[Code that draws figures]
◇ ◇ ◇ ◇
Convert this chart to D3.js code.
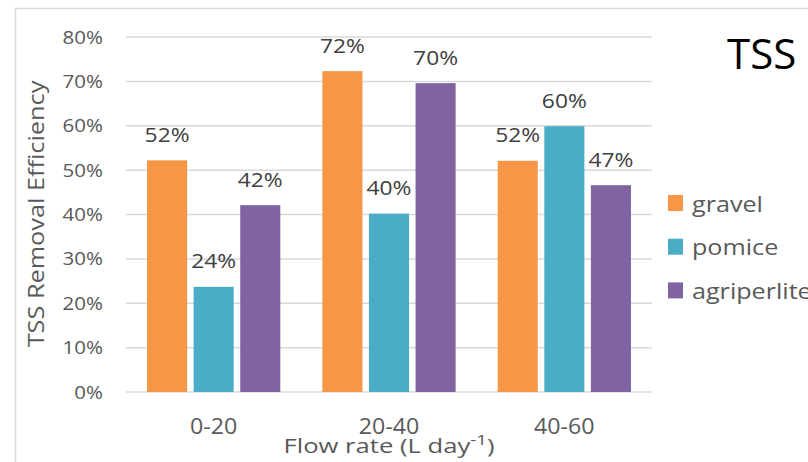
<!DOCTYPE html>
<html><head><meta charset="utf-8">
<script src="https://cdn.jsdelivr.net/npm/d3@7"></script>
<style>body{margin:0;background:#fff;}svg{display:block;}text{font-family:"Open Sans",sans-serif;}</style>
</head><body>
<svg id="c" width="808" height="462"></svg>
<script>
const categories = ["0-20", "20-40", "40-60"];
const seriesNames = ["gravel", "pomice", "agriperlite"];
const gravel = [0.522, 0.723, 0.521];
const pomice = [0.237, 0.402, 0.599];
const agriperlite = [0.421, 0.696, 0.466];
const yTicks = [0, 0.1, 0.2, 0.3, 0.4, 0.5, 0.6, 0.7, 0.8];
const colors = ["#F79646", "#4BACC6", "#8064A2"];
const seriesValues = [gravel, pomice, agriperlite];

const svg = d3.select("#c");
const gray = "#595959";
const pct = d3.format(".0%");

// outer frame
svg.append("rect").attr("x", 15.5).attr("y", 8.5).attr("width", 900).attr("height", 900)
  .attr("fill", "none").attr("stroke", "#d9d9d9").attr("stroke-width", 1.5);

const x0 = d3.scaleBand().domain(categories).range([126, 652]).paddingInner(0.24).paddingOuter(0.12);
const x1 = d3.scaleBand().domain(seriesNames).range([0, x0.bandwidth()]).paddingInner(0.14);
const y = d3.scaleLinear().domain([0, 0.8]).range([392, 37]);

// gridlines
svg.append("g").selectAll("line").data(yTicks).join("line")
  .attr("x1", 126).attr("x2", 652)
  .attr("y1", d => y(d)).attr("y2", d => y(d))
  .attr("stroke", "#d9d9d9").attr("stroke-width", 1.5);

// y tick labels
svg.append("g").selectAll("text").data(yTicks).join("text")
  .attr("transform", d => `translate(103,${y(d) + 6.5}) scale(1.14,1)`)
  .attr("text-anchor", "end").attr("fill", gray).attr("font-size", 18)
  .text(d => pct(d));

// bars
const data = [];
categories.forEach((c, i) => seriesNames.forEach((s, j) => data.push({c, s, v: seriesValues[j][i], color: colors[j]})));
svg.append("g").selectAll("rect").data(data).join("rect")
  .attr("x", d => x0(d.c) + x1(d.s)).attr("width", x1.bandwidth())
  .attr("y", d => y(d.v)).attr("height", d => y(0) - y(d.v))
  .attr("fill", d => d.color);

// data labels
svg.append("g").selectAll("text").data(data).join("text")
  .attr("transform", d => `translate(${x0(d.c) + x1(d.s) + x1.bandwidth() / 2},${y(d.v) - 18.5}) scale(1.17,1)`)
  .attr("text-anchor", "middle").attr("fill", "#404040").attr("font-size", 19.5)
  .text(d => pct(d.v));

// x tick labels
svg.append("g").selectAll("text").data(categories).join("text")
  .attr("transform", d => `translate(${x0(d) + x0.bandwidth() / 2},434) scale(1.08,1)`)
  .attr("text-anchor", "middle").attr("fill", gray).attr("font-size", 21.5)
  .text(d => d);

// x title
const xt = svg.append("text").attr("transform", "translate(389,453) scale(1.25,1)").attr("text-anchor", "middle")
  .attr("fill", gray).attr("font-size", 20.5);
xt.append("tspan").text("Flow rate (L day");
xt.append("tspan").attr("font-size", 15).attr("dy", -8).text("-1");
xt.append("tspan").attr("dy", 8).text(")");

// y title
svg.append("text").attr("transform", "translate(44,214) rotate(-90) scale(1.15,1)")
  .attr("text-anchor", "middle").attr("fill", gray).attr("font-size", 22)
  .text("TSS Removal Efficiency");

// chart title
svg.append("text").attr("x", 727).attr("y", 69).attr("fill", "#000").attr("font-size", 42).text("TSS");

// legend
const lg = svg.append("g").selectAll("g").data(seriesNames).join("g")
  .attr("transform", (d, i) => `translate(668,${195 + i * 43.7})`);
lg.append("rect").attr("width", 15).attr("height", 16).attr("fill", (d, i) => colors[i]);
lg.append("text").attr("transform", "translate(24,16.5) scale(1.17,1)").attr("fill", gray).attr("font-size", 21.5).text(d => d);
</script>
</body></html>
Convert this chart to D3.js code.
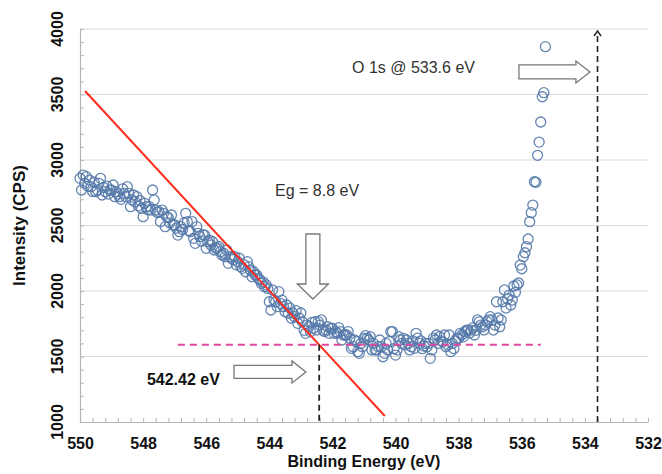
◇ ◇ ◇ ◇
#### Problem details:
In your copy of the records, include no pictures; repeat everything else exactly.

#### Exercise output:
Convert this chart to D3.js code.
<!DOCTYPE html>
<html><head><meta charset="utf-8">
<script src="https://cdn.jsdelivr.net/npm/d3@7"></script>
<style>body{margin:0;background:#fff;}svg{display:block;}text{font-family:"Open Sans",sans-serif;}</style>
</head><body>
<svg id="c" width="808" height="462"></svg>
<script>
const categories = ["0-20", "20-40", "40-60"];
const seriesNames = ["gravel", "pomice", "agriperlite"];
const gravel = [0.522, 0.723, 0.521];
const pomice = [0.237, 0.402, 0.599];
const agriperlite = [0.421, 0.696, 0.466];
const yTicks = [0, 0.1, 0.2, 0.3, 0.4, 0.5, 0.6, 0.7, 0.8];
const colors = ["#F79646", "#4BACC6", "#8064A2"];
const seriesValues = [gravel, pomice, agriperlite];

const svg = d3.select("#c");
const gray = "#595959";
const pct = d3.format(".0%");

// outer frame
svg.append("rect").attr("x", 15.5).attr("y", 8.5).attr("width", 900).attr("height", 900)
  .attr("fill", "none").attr("stroke", "#d9d9d9").attr("stroke-width", 1.5);

const x0 = d3.scaleBand().domain(categories).range([126, 652]).paddingInner(0.24).paddingOuter(0.12);
const x1 = d3.scaleBand().domain(seriesNames).range([0, x0.bandwidth()]).paddingInner(0.14);
const y = d3.scaleLinear().domain([0, 0.8]).range([392, 37]);

// gridlines
svg.append("g").selectAll("line").data(yTicks).join("line")
  .attr("x1", 126).attr("x2", 652)
  .attr("y1", d => y(d)).attr("y2", d => y(d))
  .attr("stroke", "#d9d9d9").attr("stroke-width", 1.5);

// y tick labels
svg.append("g").selectAll("text").data(yTicks).join("text")
  .attr("transform", d => `translate(103,${y(d) + 6.5}) scale(1.14,1)`)
  .attr("text-anchor", "end").attr("fill", gray).attr("font-size", 18)
  .text(d => pct(d));

// bars
const data = [];
categories.forEach((c, i) => seriesNames.forEach((s, j) => data.push({c, s, v: seriesValues[j][i], color: colors[j]})));
svg.append("g").selectAll("rect").data(data).join("rect")
  .attr("x", d => x0(d.c) + x1(d.s)).attr("width", x1.bandwidth())
  .attr("y", d => y(d.v)).attr("height", d => y(0) - y(d.v))
  .attr("fill", d => d.color);

// data labels
svg.append("g").selectAll("text").data(data).join("text")
  .attr("transform", d => `translate(${x0(d.c) + x1(d.s) + x1.bandwidth() / 2},${y(d.v) - 18.5}) scale(1.17,1)`)
  .attr("text-anchor", "middle").attr("fill", "#404040").attr("font-size", 19.5)
  .text(d => pct(d.v));

// x tick labels
svg.append("g").selectAll("text").data(categories).join("text")
  .attr("transform", d => `translate(${x0(d) + x0.bandwidth() / 2},434) scale(1.08,1)`)
  .attr("text-anchor", "middle").attr("fill", gray).attr("font-size", 21.5)
  .text(d => d);

// x title
const xt = svg.append("text").attr("transform", "translate(389,453) scale(1.25,1)").attr("text-anchor", "middle")
  .attr("fill", gray).attr("font-size", 20.5);
xt.append("tspan").text("Flow rate (L day");
xt.append("tspan").attr("font-size", 15).attr("dy", -8).text("-1");
xt.append("tspan").attr("dy", 8).text(")");

// y title
svg.append("text").attr("transform", "translate(44,214) rotate(-90) scale(1.15,1)")
  .attr("text-anchor", "middle").attr("fill", gray).attr("font-size", 22)
  .text("TSS Removal Efficiency");

// chart title
svg.append("text").attr("x", 727).attr("y", 69).attr("fill", "#000").attr("font-size", 42).text("TSS");

// legend
const lg = svg.append("g").selectAll("g").data(seriesNames).join("g")
  .attr("transform", (d, i) => `translate(668,${195 + i * 43.7})`);
lg.append("rect").attr("width", 15).attr("height", 16).attr("fill", (d, i) => colors[i]);
lg.append("text").attr("transform", "translate(24,16.5) scale(1.17,1)").attr("fill", gray).attr("font-size", 21.5).text(d => d);
</script>
</body></html>
Convert this chart to D3.js code.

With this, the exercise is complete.